Mode <- function(x) {
  ux <- unique(x)
  ux[which.max(tabulate(match(x, ux)))]
}

#after you have run the above line, use the Mode() function we just made to calculate the mode for age in allthree data sets (1 point)
mode_all <-Mode(crime_stats$Vict.Age)
mode_male <-Mode(crime_male$Vict.Age)
mode_female <-Mode(crime_female$Vict.Age)

1.For each dataset, how do the mean, median and mode differ? What do each description of central tendency tell you about the data? (1 point) -The average age of victim (mean) is older for men, and younger for women. The mode for male is the same as the mode for the combined data set, but higher than the female. The median for men is similarly higher than it is for women. The mean age describes the age you would get if you took each individual’s age into equal account, and combined them with the intention of getting one representative, smooshed together age. The median just means that if you lined up every person by lowest age to highest, the median age would be the one in the middle. The mode would be the age that comes up the most often.

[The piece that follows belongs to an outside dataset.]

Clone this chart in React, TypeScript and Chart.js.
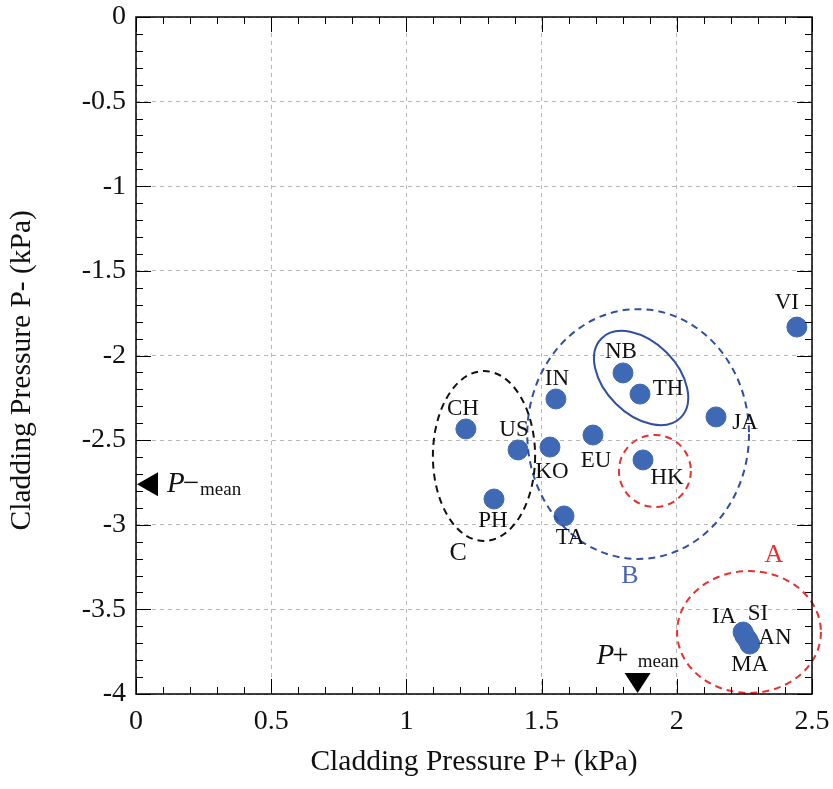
import React, { useEffect, useRef } from 'react';
import { Chart, registerables } from 'chart.js';

Chart.register(...registerables);

// ---------- data ----------
const countries = ['VI', 'NB', 'TH', 'IN', 'CH', 'US', 'JA', 'EU', 'KO', 'HK', 'PH', 'TA', 'IA', 'SI', 'AN', 'MA'];
const pPlus = [2.444, 1.801, 1.864, 1.553, 1.22, 1.413, 2.145, 1.69, 1.531, 1.875, 1.324, 1.583, 2.245, 2.252, 2.263, 2.27];
const pMinus = [-1.832, -2.103, -2.228, -2.257, -2.434, -2.558, -2.363, -2.47, -2.541, -2.617, -2.848, -2.948, -3.634, -3.658, -3.682, -3.705];
const xTickLabels = ['0', '0.5', '1', '1.5', '2', '2.5'];
const yTickLabels = ['-4', '-3.5', '-3', '-2.5', '-2', '-1.5', '-1', '-0.5', '0'];
const pPlusMean = 1.855;
const pMinusMean = -2.76;

// group annotations (data units)
const groupNames = ['A', 'B', 'C'];
const groupLabelX = [2.359, 1.827, 1.191];
const groupLabelY = [-3.179, -3.303, -3.167];

// ---------- styles ----------
const FONT = "'Liberation Serif', 'Times New Roman', serif";
const labelOffsets: [number, number][] = [
  [-10, -24], [-2, -21], [28, -5], [1, -20], [-3, -20], [-4, -20], [29, 6], [3, 26],
  [2, 25], [24, 18], [-1, 22], [6, 22], [-19, -15], [13, -22], [27, -2], [0, 21],
];
const groupColors = ['#e8312f', '#4a64b0', '#111111'];
// ellipses: center (data), radii (data units), rotation (deg), colour, dash
const ellipses = [
  { cx: 2.267, cy: -3.634, rx: 0.266, ry: 0.36, rot: 0, color: '#e8312f', dash: [7, 5] },
  { cx: 1.919, cy: -2.682, rx: 0.133, ry: 0.213, rot: 0, color: '#e8312f', dash: [7, 5] },
  { cx: 1.857, cy: -2.464, rx: 0.41, ry: 0.738, rot: 0, color: '#2f4fa3', dash: [7, 5] },
  { cx: 1.868, cy: -2.133, rx: 0.207, ry: 0.213, rot: 45, color: '#2f4fa3', dash: [] as number[] },
  { cx: 1.287, cy: -2.594, rx: 0.189, ry: 0.502, rot: 0, color: '#111111', dash: [7, 5] },
];

const decorPlugin = {
  id: 'decor',
  afterDraw(chart: any) {
    const { ctx, chartArea: a, scales } = chart;
    const xs = scales.x;
    const ys = scales.y;
    ctx.save();

    // ellipses
    ellipses.forEach((e) => {
      const cx = xs.getPixelForValue(e.cx);
      const cy = ys.getPixelForValue(e.cy);
      const rx = Math.abs(xs.getPixelForValue(e.cx + e.rx) - cx);
      const ry = Math.abs(ys.getPixelForValue(e.cy + e.ry) - cy);
      ctx.beginPath();
      ctx.setLineDash(e.dash);
      ctx.strokeStyle = e.color;
      ctx.lineWidth = 2;
      ctx.ellipse(cx, cy, rx, ry, (e.rot * Math.PI) / 180, 0, Math.PI * 2);
      ctx.stroke();
    });
    ctx.setLineDash([]);

    // point labels
    ctx.fillStyle = '#111';
    ctx.font = `23px ${FONT}`;
    ctx.textAlign = 'center';
    ctx.textBaseline = 'middle';
    countries.forEach((c, i) => {
      const px = xs.getPixelForValue(pPlus[i]) + labelOffsets[i][0];
      const py = ys.getPixelForValue(pMinus[i]) + labelOffsets[i][1];
      ctx.fillText(c, px, py);
    });

    // group labels
    ctx.font = `26px ${FONT}`;
    groupNames.forEach((g, i) => {
      ctx.fillStyle = groupColors[i];
      ctx.fillText(g, xs.getPixelForValue(groupLabelX[i]), ys.getPixelForValue(groupLabelY[i]));
    });

    // frame
    ctx.strokeStyle = '#000';
    ctx.lineWidth = 1.5;
    ctx.strokeRect(a.left, a.top, a.right - a.left, a.bottom - a.top);

    // inward ticks on all four sides
    ctx.lineWidth = 1;
    for (let k = 0; k <= 25; k++) {
      const v = k / 10;
      const x = Math.round(xs.getPixelForValue(v)) + 0.5;
      const len = k % 5 === 0 ? 15 : 7;
      ctx.beginPath();
      ctx.moveTo(x, a.bottom);
      ctx.lineTo(x, a.bottom - len);
      ctx.moveTo(x, a.top);
      ctx.lineTo(x, a.top + len);
      ctx.stroke();
    }
    for (let k = 0; k <= 40; k++) {
      const v = -k / 10;
      const y = Math.round(ys.getPixelForValue(v)) + 0.5;
      const len = k % 5 === 0 ? 15 : 7;
      ctx.beginPath();
      ctx.moveTo(a.left, y);
      ctx.lineTo(a.left + len, y);
      ctx.moveTo(a.right, y);
      ctx.lineTo(a.right - len, y);
      ctx.stroke();
    }

    // mean markers
    ctx.fillStyle = '#000';
    const my = ys.getPixelForValue(pMinusMean);
    const x0 = a.left + 1;
    ctx.beginPath();
    ctx.moveTo(x0, my);
    ctx.lineTo(x0 + 21, my - 12);
    ctx.lineTo(x0 + 21, my + 12);
    ctx.closePath();
    ctx.fill();

    const mx = xs.getPixelForValue(pPlusMean);
    const y0 = a.bottom - 1;
    ctx.beginPath();
    ctx.moveTo(mx, y0);
    ctx.lineTo(mx - 13, y0 - 20);
    ctx.lineTo(mx + 13, y0 - 20);
    ctx.closePath();
    ctx.fill();

    // mean texts
    ctx.textAlign = 'left';
    ctx.textBaseline = 'alphabetic';
    ctx.fillStyle = '#111';
    // P- mean
    let tx = x0 + 30;
    let ty = my + 8;
    ctx.font = `italic 29px ${FONT}`;
    ctx.fillText('P', tx, ty);
    tx += ctx.measureText('P').width;
    ctx.font = `29px ${FONT}`;
    ctx.fillText('\u2212', tx - 2, ty);
    tx += ctx.measureText('\u2212').width - 1;
    ctx.font = `19px ${FONT}`;
    ctx.fillText('mean', tx, ty + 3);
    // P+ mean
    tx = mx - 41;
    ty = a.bottom - 30;
    ctx.font = `italic 29px ${FONT}`;
    ctx.fillText('P', tx, ty);
    tx += ctx.measureText('P').width;
    ctx.font = `29px ${FONT}`;
    ctx.fillText('+', tx - 2, ty);
    tx += ctx.measureText('+').width + 7;
    ctx.font = `19px ${FONT}`;
    ctx.fillText('mean', tx, ty + 3);

    ctx.restore();
  },
};

export default function App() {
  const ref = useRef<HTMLCanvasElement>(null);

  useEffect(() => {
    if (!ref.current) return;
    const chart = new Chart(ref.current, {
      type: 'scatter',
      data: {
        datasets: [
          {
            data: pPlus.map((x, i) => ({ x, y: pMinus[i] })),
            backgroundColor: '#3f69b4',
            borderColor: '#3f69b4',
            pointRadius: 10,
            pointHoverRadius: 10,
          },
        ],
      },
      options: {
        animation: false,
        responsive: false,
        devicePixelRatio: 1,
        layout: { padding: { top: 17, right: 21, left: 0, bottom: 0 } },
        plugins: { legend: { display: false }, tooltip: { enabled: false } },
        scales: {
          x: {
            type: 'linear',
            min: 0,
            max: 2.5,
            ticks: {
              stepSize: 0.5,
              autoSkip: false,
              maxRotation: 0,
              color: '#111',
              font: { family: FONT, size: 28 },
              padding: 11,
              callback: (_v: any, i: number) => xTickLabels[i],
            },
            grid: { color: '#b8b8b8', lineWidth: 1, drawTicks: false },
            border: { display: false, dash: [4, 4] },
            title: {
              display: true,
              text: 'Cladding Pressure P+ (kPa)',
              color: '#111',
              font: { family: FONT, size: 29.5 },
              padding: { top: 0, bottom: 9 },
            },
            afterFit: (s: any) => {
              s.height = 95;
              s.paddingLeft = 0;
              s.paddingRight = 0;
            },
          },
          y: {
            type: 'linear',
            min: -4,
            max: 0,
            ticks: {
              stepSize: 0.5,
              autoSkip: false,
              color: '#111',
              font: { family: FONT, size: 28 },
              padding: 10,
              callback: (_v: any, i: number) => yTickLabels[i],
            },
            grid: { color: '#b8b8b8', lineWidth: 1, drawTicks: false },
            border: { display: false, dash: [4, 4] },
            title: {
              display: true,
              text: 'Cladding Pressure P- (kPa)\u2002\u2002',
              color: '#111',
              font: { family: FONT, size: 29.5 },
              padding: { top: 5, bottom: 0 },
            },
            afterFit: (s: any) => {
              s.width = 136;
              s.paddingTop = 0;
              s.paddingBottom = 0;
            },
          },
        },
      },
      plugins: [decorPlugin],
    });
    return () => chart.destroy();
  }, []);

  return (
    <div style={{ position: 'absolute', left: 0, top: 0, width: 833, height: 789, background: '#fff' }}>
      <canvas ref={ref} width={833} height={789} />
    </div>
  );
}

  1. How the measures of central tendency differ between the datasets? What inferences can you draw from these differences? (1 point) See above

PART 2: Variance, Standard Deviation and Coefficient of Variation

#calculate the variance for all three datasets (1 point)
var_all <- var(crime_stats$Vict.Age)
var_male <- var(crime_male$Vict.Age)
var_female <- var(crime_female$Vict.Age)

#calculate the the standard variation for all three datasets (1 point)
sd_all <- sd(crime_stats$Vict.Age)
sd_male <- sd(crime_male$Vict.Age)
sd_female <- sd(crime_female$Vict.Age)
#calculate the coefficient of variation for all three dataset (1 point)
cv_all <- 15.5/239.3
cv_male <- 15.1/229
cv_female <- 15.7/245.3
  1. Each of these statistics describe the variability of the data. Describe what this means and what information you can gather from describing variation. (1 point) -SD: it means how far from the mean your data points tend to lie. If it’s higher, the data points tend to lie farther from the mean, and vise versa. -Variance: The variance describes how far the data points are from the mean, but it also describes how far apart they are from each other, so just how spread out they are generally. -CV:Coefficient of varitaion expresses the varitation from the mean of the datapoints as a percent, instead of in whatever units the data was taken in.
  2. How does theses variability statistics change between the three datasets? (1 point) -SD: There is a wider distribution from the mean in the age of female victims than there is in male victims. -Variance: There is a wider distribution of ages of female victims, both from the mean and from each other. Part 3: Quantiles
#calculate the  quantiles for all three datasets (1 point)
quant_all <- quantile(crime_stats$Vict.Age)
quant_male <- quantile(crime_male$Vict.Age)
quant_female <- quantile(crime_female$Vict.Age)
  1. For each dataset, what is the age of the first and third quantiles for each dataset. What can you infer from this information? (1 point) For all: 29, 51 For male: 30, 52 For female: 28, 49 It means that 50% of all victims of crime are between the ages of 29 and 51, 50% of male victims are between 30 and 52, and 50% of female victims are between the ages of 28 and 49.